Search code examples
phpxmlreader

PHP XMLReader get all node names


How to get all the unique node names in XMLReader? Let's say for example I have below XML data:

<a>
    <b>
        <firstname>John</firstname>
        <lastname>Doe</lastname>
    </b>
    <c>
        <firstname>John</firstname>
        <lastname>Smith</lastname>
        <street>Streetvalue</street>
        <city>NYC</city>
    </c>
    <d>
        <street>Streetvalue</street>
        <city>NYC</city>
        <region>NY</region>
    </d>
</a>

How can I get firstname, lastname, street, city, region from above XML data using XMLReader?

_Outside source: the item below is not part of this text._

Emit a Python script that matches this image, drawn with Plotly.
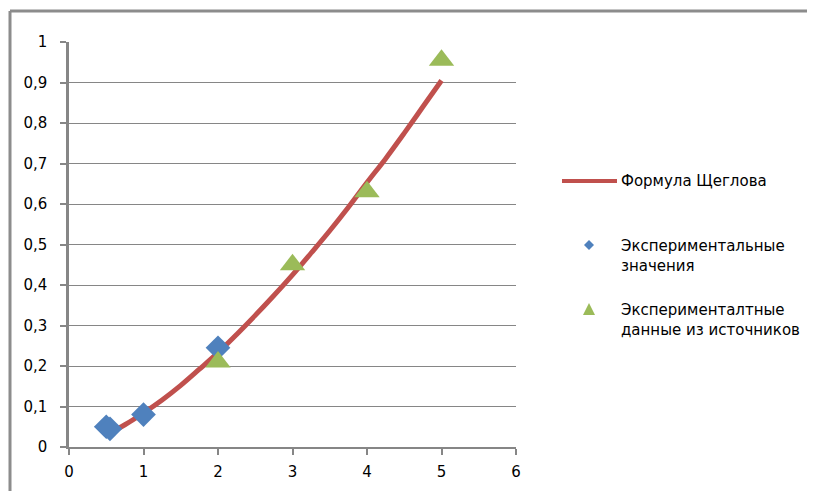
import plotly.graph_objects as go

# Formula curve
formula_x = [0.5, 0.75, 1.0, 1.25, 1.5, 1.75, 2.0, 2.25, 2.5, 2.75, 3.0, 3.25, 3.5, 3.75, 4.0, 4.25, 4.5, 4.75, 5.0]
formula_y = [0.03, 0.055, 0.084, 0.116, 0.152, 0.192, 0.233, 0.278, 0.325, 0.374, 0.425, 0.479, 0.534, 0.592, 0.653, 0.712, 0.775, 0.84, 0.905]

# Experimental values
exp_x = [0.5, 0.55, 1.0, 2.0]
exp_y = [0.05, 0.045, 0.08, 0.245]

# Experimental data from sources
src_x = [2, 3, 4, 5]
src_y = [0.21, 0.45, 0.63, 0.955]

y_tickvals = [0, 0.1, 0.2, 0.3, 0.4, 0.5, 0.6, 0.7, 0.8, 0.9, 1.0]
y_ticktext = ["0", "0,1", "0,2", "0,3", "0,4", "0,5", "0,6", "0,7", "0,8", "0,9", "1"]
x_tickvals = [0, 1, 2, 3, 4, 5, 6]

legend_names = ["Формула Щеглова", "Экспериментальные<br>значения", "Эксперименталтные<br>данные из источников"]

RED = "#c0504d"
BLUE = "#4f81bd"
GREEN = "#9bbb59"
GRID = "#868686"
FONT = dict(family="DejaVu Sans", size=15, color="#000000")

# plot area in page pixels
PX0, PX1, PY0, PY1 = 69, 516, 42, 447


def px(x):
    return (x - PX0) / (PX1 - PX0)


def py(y):
    return (PY1 - y) / (PY1 - PY0)


fig = go.Figure()
fig.add_trace(go.Scatter(x=formula_x, y=formula_y, mode="lines",
                         line=dict(color=RED, width=5, shape="spline"),
                         showlegend=False, cliponaxis=False))
fig.add_trace(go.Scatter(x=exp_x, y=exp_y, mode="markers",
                         marker=dict(symbol="diamond", size=19, color=BLUE),
                         showlegend=False, cliponaxis=False))
fig.add_trace(go.Scatter(x=src_x, y=src_y, mode="markers",
                         marker=dict(symbol="triangle-up", size=22, color=GREEN),
                         showlegend=False, cliponaxis=False))


def diamond_path(cx, cy, r):
    return (f"M {px(cx)} {py(cy - r)} L {px(cx + r)} {py(cy)} L {px(cx)} {py(cy + r)} "
            f"L {px(cx - r)} {py(cy)} Z")


def triangle_path(cx, cy, r):
    return (f"M {px(cx)} {py(cy - r)} L {px(cx + r)} {py(cy + r)} L {px(cx - r)} {py(cy + r)} Z")


shapes = [
    # outer chart border (top and left)
    dict(type="line", xref="paper", yref="paper", x0=px(10), x1=px(830), y0=py(11), y1=py(11),
         line=dict(color="#8c8c8c", width=3)),
    dict(type="line", xref="paper", yref="paper", x0=px(10), x1=px(10), y0=py(11), y1=py(520),
         line=dict(color="#8c8c8c", width=3)),
    # legend line sample
    dict(type="line", xref="paper", yref="paper", x0=px(562), x1=px(617), y0=py(181), y1=py(181),
         line=dict(color=RED, width=4)),
    dict(type="path", xref="paper", yref="paper", path=diamond_path(589, 245, 5),
         fillcolor=BLUE, line=dict(width=0)),
    dict(type="path", xref="paper", yref="paper", path=triangle_path(589, 309, 6),
         fillcolor=GREEN, line=dict(width=0)),
]

annotations = []
for txt, ypx in zip(legend_names, [181, 256, 320]):
    annotations.append(dict(xref="paper", yref="paper", x=px(619), y=py(ypx),
                            text=txt, showarrow=False, xanchor="left", yanchor="middle", align="left",
                            font=FONT))

# page has an 8px body margin: figure is 807x483
fig.update_layout(
    width=807, height=483,
    margin=dict(l=PX0 - 8, r=807 - (PX1 - 8), t=PY0 - 8, b=483 - (PY1 - 8), autoexpand=False),
    paper_bgcolor="white", plot_bgcolor="white",
    font=FONT,
    showlegend=False,
    shapes=shapes,
    annotations=annotations,
    xaxis=dict(range=[0, 6], tickvals=x_tickvals, showgrid=False, zeroline=False,
               showline=True, linecolor=GRID, linewidth=1.5, ticks="outside", ticklen=6,
               tickcolor=GRID, tickwidth=1.5, tickfont=FONT, ticklabelstandoff=4),
    yaxis=dict(range=[0, 1], tickvals=y_tickvals, ticktext=y_ticktext, showgrid=True,
               gridcolor=GRID, gridwidth=1.2, zeroline=False, showline=True, linecolor=GRID,
               linewidth=2.5, ticks="outside", ticklen=6, tickcolor=GRID, tickwidth=1.5,
               tickfont=FONT, ticklabelstandoff=10),
)
fig.write_html("out.html")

Also the file is very big, so need to see performance also while getting the node names.

Thanks


Solution

  • I didn't get the chance to test it, but give this a try:

    $reader = new XMLReader();
    $reader->open($input_file);
    $nodeList = array();
    
    while ($reader->read())
    {
    
        // We need to check if we're dealing with an Element
        if ($reader->nodeType == XMLReader::ELEMENT && $reader->name == 'b')
        {
            // Let's inspect the node's content as well
            while ($reader->read())
            {
                if ($reader->nodeType == XMLReader::ELEMENT)
                {
                     // Saving the node to an auxiliar array
                     array_push($nodeList, $reader->localName);
                }
            }
    }
    
    // Finally, let's filter the array
    $nodeList = array_unique($nodeList);
    

    Performance-wise, if the file is huge then XMLReader is the way to go since it only loads the current tag to memory (while DOMDocument, on the other hand, would load everything). Here's a more detailed explanation regarding the three techniques you can use to read the XML.

    By the way, if the array containing the nodes grows too large run array_unique more periodically (instead of just doing it in the end), in order to trim it.